The one thing that most people get wrong about Hackathons is that they need coding experience to participate in them. What they don’t get is, hackathons are pretty much comparable to game jams where you join a team of people to plan, design, and develop a project (whether it’s a game, app, website — you name it) within a span of two days. Hackathons are like a get-together of a bunch of friendly people who are just passionate about learning and want to create cool things.
So, how does it actually feel to attend a Hackathon?
Hackathons are technology festivals where like-minded people come together, have fun, share their knowledge and create amazing products. If you haven’t attended one till now, you might not know that it might turn out to be the most nerve-wracking, up-and-down experience of your life. When you turn up at a Hackathon, you are greeted by amicable people who hand you over a few complimentary swags and answer all your questions. You can either come with your friends or alone. Either way, you’ll be making new friends without a doubt.

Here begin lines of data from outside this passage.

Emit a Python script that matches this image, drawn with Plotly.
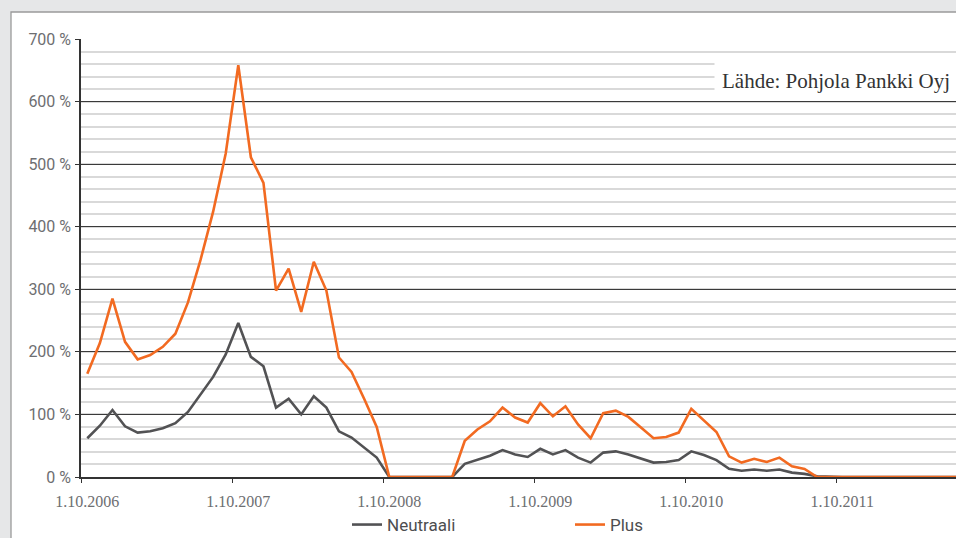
import plotly.graph_objects as go

# ---- data ----
months = [f"1.{m}.{y}" for y, m in
          [(2006, 10), (2006, 11), (2006, 12)] +
          [(y, m) for y in range(2007, 2012) for m in range(1, 13)] +
          [(2012, m) for m in range(1, 9)]]

year_ticks = ["1.10.2006", "1.10.2007", "1.10.2008", "1.10.2009", "1.10.2010", "1.10.2011"]

neutraali = [62, 82, 107, 81, 71, 73, 78, 86, 104, 131, 160, 196,
             246, 192, 177, 111, 125, 100, 129, 111, 73, 63, 47, 31,
             0, 0, 0, 0, 0, 0, 21, 28, 34, 43, 36, 32,
             45, 36, 43, 31, 23, 39, 41, 36, 29, 23, 24, 27,
             41, 35, 27, 13, 10, 12, 10, 12, 7, 5, 1, 0,
             0, 0, 0, 0, 0, 0, 0, 0, 0, 0, 0]

plus = [165, 214, 285, 216, 188, 195, 208, 229, 279, 347, 424, 517,
        658, 511, 470, 298, 333, 264, 344, 298, 191, 168, 125, 80,
        0, 0, 0, 0, 0, 0, 58, 76, 89, 111, 95, 87,
        118, 97, 113, 84, 62, 102, 106, 96, 79, 62, 64, 71,
        109, 91, 72, 33, 23, 29, 24, 31, 17, 13, 0, 0,
        0, 0, 0, 0, 0, 0, 0, 0, 0, 0, 0]

y_ticks = [0, 100, 200, 300, 400, 500, 600, 700]
y_labels = ["0 %", "100 %", "200 %", "300 %", "400 %", "500 %", "600 %", "700 %"]

source_text = "Lähde: Pohjola Pankki Oyj"

# ---- layout geometry ----
W, H = 956, 538
L, R, T, B = 81, 0, 39, 61
PW, PH = W - L - R, H - T - B
PX_PER_MONTH = 755 / 60.0
x_end = -0.5 + PW / PX_PER_MONTH

def px_x(p):
    return (p - L) / PW

def px_y(p):
    return (H - B - p) / PH

SANS = "Roboto, Liberation Sans, sans-serif"
SERIF = "Liberation Serif, DejaVu Serif, serif"

fig = go.Figure()
fig.add_trace(go.Scatter(x=months, y=neutraali, mode="lines", name="Neutraali",
                         line=dict(color="#525254", width=2.6)))
fig.add_trace(go.Scatter(x=months, y=plus, mode="lines", name="Plus",
                         line=dict(color="#f26a21", width=2.6)))

# invisible helper trace for the boundary tick axis
fig.add_trace(go.Scatter(x=[0], y=[0], xaxis="x2", mode="markers",
                         marker=dict(opacity=0), showlegend=False, hoverinfo="skip"))

fig.update_layout(
    width=W, height=H,
    margin=dict(l=L, r=R, t=T, b=B, autoexpand=False),
    paper_bgcolor="#e6e7e8",
    plot_bgcolor="white",
    xaxis=dict(
        type="category", categoryorder="array", categoryarray=months,
        range=[-0.5, x_end], automargin=False,
        tickmode="array", tickvals=year_ticks, ticktext=year_ticks,
        ticks="", showgrid=False, zeroline=False,
        showline=True, linecolor="#333333", linewidth=1.5,
        tickfont=dict(family=SERIF, size=16, color="#6d6e71"),
        ticklabelstandoff=9,
    ),
    xaxis2=dict(
        overlaying="x", anchor="y", side="bottom", type="linear",
        range=[-0.5, x_end], automargin=False,
        tickmode="array", tickvals=[-0.5 + 12 * k for k in range(7)],
        ticks="outside", ticklen=5, tickcolor="#333333", tickwidth=1.3,
        showticklabels=False, showgrid=False, zeroline=False, showline=False,
    ),
    yaxis=dict(
        range=[0, 700], automargin=False,
        tickmode="array", tickvals=y_ticks, ticktext=y_labels,
        ticks="outside", ticklen=4, tickcolor="#333333", tickwidth=1.3,
        showline=True, linecolor="#333333", linewidth=1.5,
        showgrid=True, gridcolor="#3a3a3a", gridwidth=1.2,
        zeroline=False,
        minor=dict(tickmode="linear", tick0=0, dtick=20, showgrid=True,
                   gridcolor="#d9d9d9", gridwidth=1.6, ticks=""),
        tickfont=dict(family=SANS, size=16, color="#6d6e71"),
        ticklabelstandoff=1,
    ),
    legend=dict(
        orientation="h", x=px_x(347), xanchor="left",
        y=px_y(525), yanchor="middle",
        font=dict(family=SANS, size=17, color="#4d4d4f"),
        bgcolor="rgba(0,0,0,0)", entrywidth=178, entrywidthmode="pixels",
    ),
    shapes=[dict(type="rect", xref="paper", yref="paper", layer="below",
                 x0=px_x(11), x1=px_x(990), y0=px_y(580), y1=px_y(12),
                 fillcolor="white", line=dict(color="#9a9a9a", width=1.3))],
    annotations=[dict(text=source_text, xref="paper", yref="paper",
                      x=px_x(714), y=px_y(81), xanchor="left", yanchor="middle",
                      showarrow=False, bgcolor="white", borderpad=7,
                      font=dict(family=SERIF, size=21, color="#333333"))],
)

fig.write_html("out.html",
               config={"displayModeBar": False},
               post_script="document.body.style.margin='0';document.body.style.overflow='hidden';")
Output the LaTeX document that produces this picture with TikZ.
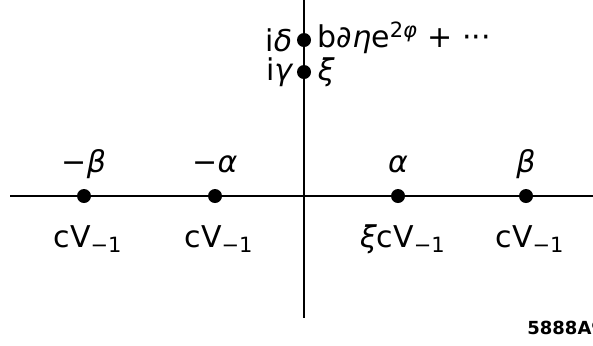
\documentclass[tikz,border=0pt]{standalone}
\usepackage{fontspec}
\setmainfont{DejaVu Sans}
\newcommand{\gr}[1]{{\itshape #1}}
\tikzset{
  pt/.style={circle, fill=black, inner sep=0pt, minimum size=7pt},
  lbl/.style={inner sep=1pt, font=\fontsize{15}{17}\selectfont},
}
\begin{document}
\begin{tikzpicture}[x=0.5pt, y=-0.5pt]
    \useasboundingbox (0,0) rectangle (593,345);

    \coordinate (hl) at (10,196);
    \coordinate (hr) at (593,196);
    \coordinate (vt) at (304,0);
    \coordinate (vb) at (304,318);
    \draw[line width=1.2pt] (hl) -- (hr);
    \draw[line width=1.2pt] (vt) -- (vb);

    \node[pt] (mb) at (84,196)  {};
    \node[pt] (ma) at (215,196) {};
    \node[pt] (pa) at (398,196) {};
    \node[pt] (pb) at (526,196) {};
    \node[pt] (id) at (304,40)  {};
    \node[pt] (ig) at (304,72)  {};

    \node[lbl] at (84,164)  {−\gr{β}};
    \node[lbl] at (215,164) {−\gr{α}};
    \node[lbl] at (398,164) {\gr{α}};
    \node[lbl] at (526,164) {\gr{β}};
    \node[lbl] at (88,239)  {cV\textsubscript{−1}};
    \node[lbl] at (219,239) {cV\textsubscript{−1}};
    \node[lbl] at (403,239) {\gr{ξ}cV\textsubscript{−1}};
    \node[lbl] at (530,239) {cV\textsubscript{−1}};

    \node[lbl, left=1pt] at (id.west) {i\gr{δ}};
    \node[lbl, left=1pt] at (ig.west) {i\gr{γ}};
    \node[lbl, right=2pt, yshift=1pt] at (id.east) {b∂\gr{η}e\textsuperscript{2\gr{φ}} + ···};
    \node[lbl, right=2pt] at (ig.east) {\gr{ξ}};

    \node[lbl, anchor=west, inner sep=0pt, font=\fontsize{9}{11}\selectfont\bfseries] at (527,328) {5888A9};
\end{tikzpicture}
\end{document}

Do you need to know Coding?
Not necessarily. An experience as a developer is definitely an added advantage, but programming isn’t the only thing that goes down in Hackathons. For example, here’s a list of all the work that goes into a Virtual Reality (VR) experience:
- Narrative design
- Immersive audio
- Software development
- Hardware configuration
- Voice-over (Yes, I’ve seen voice actors at past hackathons)
- 3D art
- Environment design
- User experience (UX) design
So, team members are required to take ownership of each segment and make the entire thing work together. At a hackathon, you can take on any role(s) you want. Even if you don’t feel like you fit in one of the above categories, you can make up your own as you go.
The education you get out of a 2 day hackathon beats a CS introduction semester’s material any day. So if you’re someone who’s looking for a chance to learn how to write codes in quick sessions, Hackathons are the events you should check out. Although, some basic understanding of languages like Java gives you an edge but then, you can always make up for that by doing a little prep before going to the hackathon. A week’s learning would be enough to help you figure out what you’re team is up to and how can you be useful.
And, if you’re there to win or are planning on joining a more competitive team, then please do prepare beforehand:
- Figure out what language/SDK/software your team is going to use for the competition or what your specific area of contribution will be.
- Arrive at the event with your computer already set up. There’s nothing more frustrating than spending the first half of the competition trying to install/setup your machine or dealing with cross-platform issues that could have been sorted out in advance.
- Spend a few days to familiarize yourself with the language/API/software that your team will be counting on you knowing. It’s OK to be a novice, but it’s unrealistic to show up without even having attempted a Hello World program and expecting your teammates to give you a crash course on basic computer programming at the event.
Why should you participate in one?
These are the top six coolest reasons why participating in hackathons should be the next thing you should pick from your bucket list:
You’ll gain more practical knowledge in one hackathon than you learn in a month of lectures. People say this all the time. Hackathons are a super-condensed learning experience. You learn about idea generation, working with others, managing a project, how to use the libraries, frameworks, and APIs that are used by software engineers every day, how to work to a deadline, how to debug, how to do version control, how to deploy, how to test and improve your work, how to present your work on stage, and much more. When you work with others, you’re going to pick up so many new tips and tricks. These are all skills which will make you a better developer and these are all skills which will help you get a job/internship.
2. Team Spirit
Nobody is paid to hack. Nobody has ‘power’ or ‘leverage’ in decision-making. Ideas can come – without fear of consequences – from any team member. Like any team, some are about problem-solving, while some are about asking hard questions – and others still are hanging back until they believe that something meaningful will happen – and only then do they amaze you.
You’re going to make some new friends. If you’re into tech or making stuff, you’re going to love the inventive, smart, fun people you meet at hackathons. And you’ll get to meet people from all over the world. People who you’d never get a chance to meet otherwise. Hackathons are like career fairs on steroids. If you’re looking for an internship or a job in the tech industry, guess where companies are recruiting? At hackathons of course! Unlike career fairs, you have a proper chance to meet the developers. You can spend a weekend with them, learning from them, showing them your work, and making an impression.
4. The Unexpected
Startup CEOs sometimes call themselves ‘Chief Bottle Washers,’ which means they see themselves as being at the service of their employees, removing barriers. Hackathon teams take this concept to the next level, asking for all kinds of unexpected contributions that have nothing to do with ‘what you’re good at’ or ‘what you’re supposed to do’ – to hell with your Comfort Zone.
The winner isn’t the best coder; it is the best creation. People win at hackathons because they master the skill of building something from scratch, relying mostly on imagination and optimism. The idea –‘What if it does work?’ prevails over everyone in hackathons. High doses of denial and optimism are required to believe that what the team suspects is good and can be built.
And last but not the least, the most important one—
6. Great for your resume
Hackathons work like cement in the wall for a resume. It proves your worth being an innovator and a team player. Hackathon experiences give a sense of security that the candidate is already experienced in working within a team, and also ready to take on challenges. Hackathon experience is a big yes, while going for interviews.